Sunday’s game was D&D (Iron Heroes, specifically) in which we were high-level characters fighting our way to save the kingdom. The game basically just consisted of two huge combats: the first again some fire giants, the second against some snake people and their dragon master.
I almost never play D&D. I think this was the first D&D I’ve played in a few years; I’ve only played D&D a handful of times in the past three decades. I’m really out of practice — I get the basics of D20, but that’s about it. Prestige classes, feats, tanking… all these are pretty foreign concepts to me.
This is not to trumpet my ignorance, nor to dis D&D players. There are clearly a lot of people who enjoy D&D immensely; more power to ’em. But I am now more clear than ever that D&D is not the game for me. There is a lot of information to keep track of for characters, with every character having multiple highly complex, heavily interacting special abilities. Not only that, but one character’s abilities will interact with another’s in subtle, complex ways as well.
At least I wasn’t playing the master strategist character. That player (another Rachel, as it happened — I don’t think I’ve ever gamed with someone who had the same name as me) had a lot to keep track of. She had to track multiple sets of tokens, trade them back and forth, dole them out to us other players, and try to figure out the best strategies at the same time. It was something of a logistical nightmare.
I tried helping out with the strategizing, but I was pretty lost, to be honest. It wasn’t until the second combat that I realized one of my special abilities didn’t require tokens to use, so I should’ve been using it all along. That’s an argument against cinematic yet highly complex games, for me: if I can’t use realism as a basis for possibility in my mind’s eye, and I can’t just brainstorm freeform stunts, it feels less like I’m trying to come up with cool or immersive actions and more like I’m trying to manage a stock portfolio. I find it hard to get into the role, because all the numbers don’t seem to be quantifying anything in particular beyond complexity for its own sake.
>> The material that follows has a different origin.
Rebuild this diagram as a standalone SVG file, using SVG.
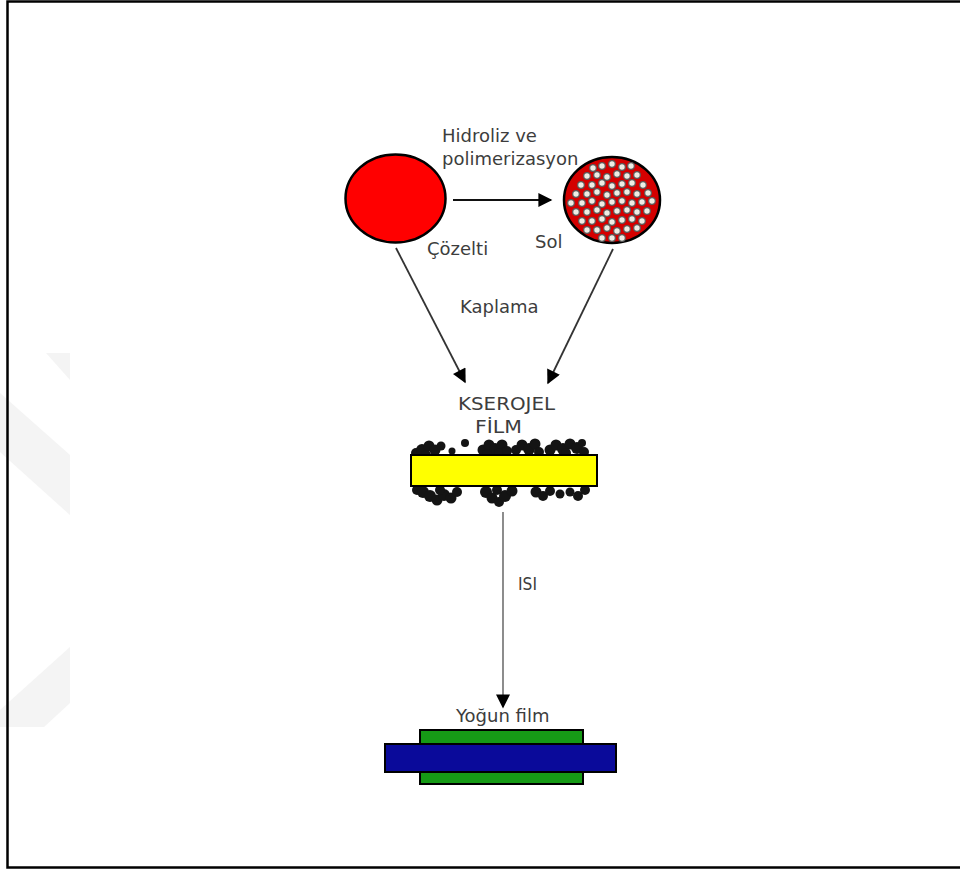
<svg xmlns="http://www.w3.org/2000/svg" width="960" height="870" viewBox="0 0 960 870">
  <style>
    .lbl { font-family: "DejaVu Sans", Verdana, sans-serif; font-size: 18px; fill: #3d3d3d; }
    .edge { fill: none; stroke-width: 1.8; }
    .grain { fill: #141414; }
    .pore { fill: #eeede4; stroke: #5a5a5a; stroke-width: 1.2; }
  </style>
  <defs>
    <marker id="head" viewBox="0 0 10 10" refX="9" refY="5" markerWidth="18" markerHeight="14" markerUnits="userSpaceOnUse" orient="auto">
      <path d="M0,0 L10,5 L0,10 Z" fill="#000"/>
    </marker>
  </defs>

  <rect x="0" y="0" width="960" height="870" fill="#fff"/>

  <!-- faint background mark on the left -->
  <g id="watermark" fill="#f4f4f4">
    <polygon points="46,353 70,353 70,380"/>
    <polygon points="0,393 70,455 70,515 0,452"/>
    <polygon points="70,647 70,703 44,727 0,727 0,710"/>
  </g>

  <!-- page frame -->
  <rect x="7.5" y="1.5" width="1000" height="866" fill="none" stroke="#000" stroke-width="2.5"/>

  <!-- connectors -->
  <g id="connectors">
    <line class="edge" x1="453" y1="200" x2="551" y2="200" stroke="#111" marker-end="url(#head)"/>
    <line class="edge" x1="396" y1="248" x2="465" y2="382" stroke="#333" marker-end="url(#head)"/>
    <line class="edge" x1="613" y1="249" x2="548" y2="383" stroke="#333" marker-end="url(#head)"/>
    <line class="edge" x1="503" y1="512" x2="503" y2="707" stroke="#808080" stroke-width="2.2" marker-end="url(#head)"/>
    <text class="lbl" x="442" y="142">Hidroliz ve</text>
    <text class="lbl" x="442" y="165">polimerizasyon</text>
    <text class="lbl" x="460" y="313">Kaplama</text>
    <text class="lbl" x="518" y="590" font-size="13" textLength="19" lengthAdjust="spacingAndGlyphs">ISI</text>
  </g>

  <!-- solution -->
  <g id="cozelti">
    <ellipse cx="395.5" cy="198.5" rx="50" ry="44" fill="#ff0000" stroke="#000" stroke-width="2.5"/>
    <text class="lbl" x="427" y="255">Çözelti</text>
  </g>

  <!-- sol with dispersed particles -->
  <g id="sol">
    <ellipse cx="612" cy="200" rx="48" ry="43" fill="#d40000" stroke="#000" stroke-width="2.5"/>
    <g class="pore">
      <circle cx="602" cy="166" r="3.3"/><circle cx="612" cy="164" r="3.3"/><circle cx="622" cy="167" r="3.3"/><circle cx="593" cy="168" r="3.3"/><circle cx="631" cy="166" r="3.3"/>
      <circle cx="587" cy="176" r="3.3"/><circle cx="597" cy="175" r="3.3"/><circle cx="607" cy="177" r="3.3"/><circle cx="617" cy="174" r="3.3"/><circle cx="627" cy="176" r="3.3"/><circle cx="637" cy="175" r="3.3"/>
      <circle cx="581" cy="185" r="3.3"/><circle cx="592" cy="185" r="3.3"/><circle cx="602" cy="183" r="3.3"/><circle cx="612" cy="186" r="3.3"/><circle cx="622" cy="184" r="3.3"/><circle cx="632" cy="183" r="3.3"/><circle cx="643" cy="185" r="3.3"/>
      <circle cx="576" cy="194" r="3.3"/><circle cx="587" cy="194" r="3.3"/><circle cx="597" cy="192" r="3.3"/><circle cx="607" cy="195" r="3.3"/><circle cx="617" cy="193" r="3.3"/><circle cx="627" cy="192" r="3.3"/><circle cx="637" cy="194" r="3.3"/><circle cx="648" cy="193" r="3.3"/>
      <circle cx="571" cy="203" r="3.3"/><circle cx="582" cy="203" r="3.3"/><circle cx="592" cy="201" r="3.3"/><circle cx="602" cy="204" r="3.3"/><circle cx="612" cy="202" r="3.3"/><circle cx="622" cy="201" r="3.3"/><circle cx="632" cy="203" r="3.3"/><circle cx="642" cy="202" r="3.3"/><circle cx="652" cy="201" r="3.3"/>
      <circle cx="576" cy="212" r="3.3"/><circle cx="587" cy="212" r="3.3"/><circle cx="597" cy="210" r="3.3"/><circle cx="607" cy="213" r="3.3"/><circle cx="617" cy="211" r="3.3"/><circle cx="627" cy="210" r="3.3"/><circle cx="637" cy="212" r="3.3"/><circle cx="647" cy="211" r="3.3"/>
      <circle cx="582" cy="221" r="3.3"/><circle cx="592" cy="221" r="3.3"/><circle cx="602" cy="219" r="3.3"/><circle cx="612" cy="222" r="3.3"/><circle cx="622" cy="220" r="3.3"/><circle cx="632" cy="219" r="3.3"/><circle cx="642" cy="221" r="3.3"/>
      <circle cx="587" cy="230" r="3.3"/><circle cx="597" cy="230" r="3.3"/><circle cx="607" cy="228" r="3.3"/><circle cx="617" cy="231" r="3.3"/><circle cx="627" cy="229" r="3.3"/><circle cx="637" cy="228" r="3.3"/>
      <circle cx="602" cy="238" r="3.3"/><circle cx="612" cy="238" r="3.3"/><circle cx="622" cy="238" r="3.3"/>
    </g>
    <text class="lbl" x="535" y="248">Sol</text>
  </g>

  <!-- xerogel film on substrate -->
  <g id="kserojel-film">
    <text class="lbl" x="458" y="410" font-size="17" textLength="97" lengthAdjust="spacingAndGlyphs">KSEROJEL</text>
    <text class="lbl" x="475" y="433" font-size="17" textLength="47" lengthAdjust="spacingAndGlyphs">FİLM</text>
    <g class="grain">
      <circle cx="416" cy="453" r="5"/><circle cx="422" cy="450" r="6"/><circle cx="429" cy="446" r="5.5"/><circle cx="435" cy="450" r="5.5"/><circle cx="441" cy="446" r="4.5"/><circle cx="426" cy="455" r="5"/>
      <circle cx="452" cy="451" r="3.5"/><circle cx="465" cy="443" r="4"/>
      <circle cx="483" cy="450" r="5.5"/><circle cx="489" cy="445" r="5.5"/><circle cx="495" cy="449" r="6"/><circle cx="502" cy="445" r="5.5"/><circle cx="499" cy="453" r="5"/><circle cx="487" cy="454" r="5"/><circle cx="507" cy="451" r="5"/>
      <circle cx="516" cy="450" r="5"/><circle cx="522" cy="445" r="5.5"/><circle cx="529" cy="449" r="6"/><circle cx="535" cy="444" r="5.5"/><circle cx="539" cy="452" r="5"/>
      <circle cx="550" cy="450" r="5.5"/><circle cx="556" cy="445" r="5.5"/><circle cx="563" cy="449" r="6"/><circle cx="570" cy="444" r="5.5"/><circle cx="577" cy="448" r="6"/><circle cx="584" cy="452" r="5"/><circle cx="566" cy="453" r="5"/><circle cx="582" cy="443" r="4"/>
      <circle cx="417" cy="490" r="5"/><circle cx="423" cy="492" r="6"/><circle cx="430" cy="496" r="6"/><circle cx="437" cy="500" r="5.5"/><circle cx="444" cy="495" r="6"/><circle cx="451" cy="498" r="5.5"/><circle cx="457" cy="492" r="5"/><circle cx="440" cy="490" r="5"/>
      <circle cx="486" cy="492" r="6"/><circle cx="492" cy="498" r="5.5"/><circle cx="499" cy="502" r="5"/><circle cx="505" cy="496" r="6"/><circle cx="512" cy="491" r="5.5"/><circle cx="497" cy="490" r="5"/>
      <circle cx="536" cy="492" r="5.5"/><circle cx="543" cy="496" r="5"/><circle cx="550" cy="491" r="5"/><circle cx="560" cy="494" r="4.5"/><circle cx="570" cy="492" r="4.5"/><circle cx="578" cy="496" r="5"/><circle cx="585" cy="490" r="5"/>
    </g>
    <rect x="411" y="455" width="186" height="31" fill="#ffff00" stroke="#000" stroke-width="2"/>
  </g>

  <!-- dense film after heating -->
  <g id="yogun-film">
    <text class="lbl" x="456" y="722">Yoğun film</text>
    <rect x="420" y="730" width="163" height="54" fill="#169a16" stroke="#000" stroke-width="2"/>
    <rect x="385" y="744" width="231" height="28" fill="#0a0a9a" stroke="#000" stroke-width="2"/>
  </g>
</svg>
The game was also a little tough for me because it seemed that most of the other players had gamed together a fair amount and that they weren’t really into having me join them. A couple times I got talked over, and a couple of my suggestions took a long time to sink in. Maybe I just shouldn’t have joined a group or a game I didn’t know — but then, isn’t the whole point of cons to play games you don’t usually get to play, with people you don’t get to play with?
All in all, it was still fun. Like the GURPS game, I started to get a hold of it by the end, and there were some smatterings of roleplay here and there, as well as some nice worldbuilding and scene-setting by the GM. (The final battle took place on a floating island that was nicely evocative.) Will I try D&D again sometime? Probably, though it may be a while.